In 1930, the group sold a piece of its land upon which sat the old clubhouse and built a new bungalow-style, four-room building near the eighth hole hillside. It featured a 22-foot by 32-foot club room with a rustic open fireplace, two locker rooms and a kitchen with water supplied from a well sunk on the site.

That same year — 1930 — miniature golf was introduced to the community when two local businessmen converted the former Methodist/United Church on the north-west corner of 8th Ave. and 1st Street by removing the wall between the church and the schoolroom to incorporate the entire building as the course. The mini-sport proved popular and has remained a fixture in Cranbrook ever since.
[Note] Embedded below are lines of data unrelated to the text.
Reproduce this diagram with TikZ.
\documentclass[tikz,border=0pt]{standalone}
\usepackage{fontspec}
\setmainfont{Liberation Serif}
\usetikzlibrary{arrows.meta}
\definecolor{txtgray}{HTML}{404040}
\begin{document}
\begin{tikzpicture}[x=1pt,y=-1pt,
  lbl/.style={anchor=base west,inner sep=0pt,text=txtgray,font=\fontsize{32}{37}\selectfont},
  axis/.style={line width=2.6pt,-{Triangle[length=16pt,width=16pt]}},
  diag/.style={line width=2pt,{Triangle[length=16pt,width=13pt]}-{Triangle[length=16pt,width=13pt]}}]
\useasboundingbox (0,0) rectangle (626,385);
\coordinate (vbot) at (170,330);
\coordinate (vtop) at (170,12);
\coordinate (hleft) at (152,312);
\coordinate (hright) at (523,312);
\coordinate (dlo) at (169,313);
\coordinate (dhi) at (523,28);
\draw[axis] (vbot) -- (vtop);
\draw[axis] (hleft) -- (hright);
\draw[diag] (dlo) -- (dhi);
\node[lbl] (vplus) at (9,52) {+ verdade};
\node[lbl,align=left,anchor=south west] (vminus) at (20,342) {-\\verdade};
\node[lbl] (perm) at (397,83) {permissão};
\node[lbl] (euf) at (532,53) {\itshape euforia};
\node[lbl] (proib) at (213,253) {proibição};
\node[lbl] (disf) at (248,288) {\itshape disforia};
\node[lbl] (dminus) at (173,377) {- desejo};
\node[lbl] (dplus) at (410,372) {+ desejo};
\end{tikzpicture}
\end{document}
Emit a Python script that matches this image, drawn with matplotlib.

Having managed to stay afloat throughout the lean years of the Great Depression and the ensuing Second World War, the Golf and Country Club purchased 30 acres east of town in 1948, and undertook a three year project utilizing mostly volunteer labour, and occasionally machinery lent by the city and provincial government, to create the original section of the present day links.

The nine-hole course (par 36 for men, 39 for women) opened on Sunday, June 3, 1951 — sans clubhouse, which was built two years later. Over 200 people attended the opening day ceremony presided over by master of ceremonies Mike Provenzano. Club president Dr. Reid Geddes paid tribute to all those who laid out the course, brought forth the broad Kentucky Bluegrass fairways and greens from the forests, rocks and scrub, fenced the land and piped in the water (with aid from the city) at a total cost of $7,000. Mayor Bert Sang stated that the spirit of the venture was the spirit that helped to build a progressive community and, after declaring the course officially open, His Worship “drove the ball off No.1 tee — as pretty a slice into the rough as one could wish to see.”

Today, one year shy of its 100th anniversary the Cranbrook Golf and Country Club remains among the oldest continuous golf organizations in British Columbia.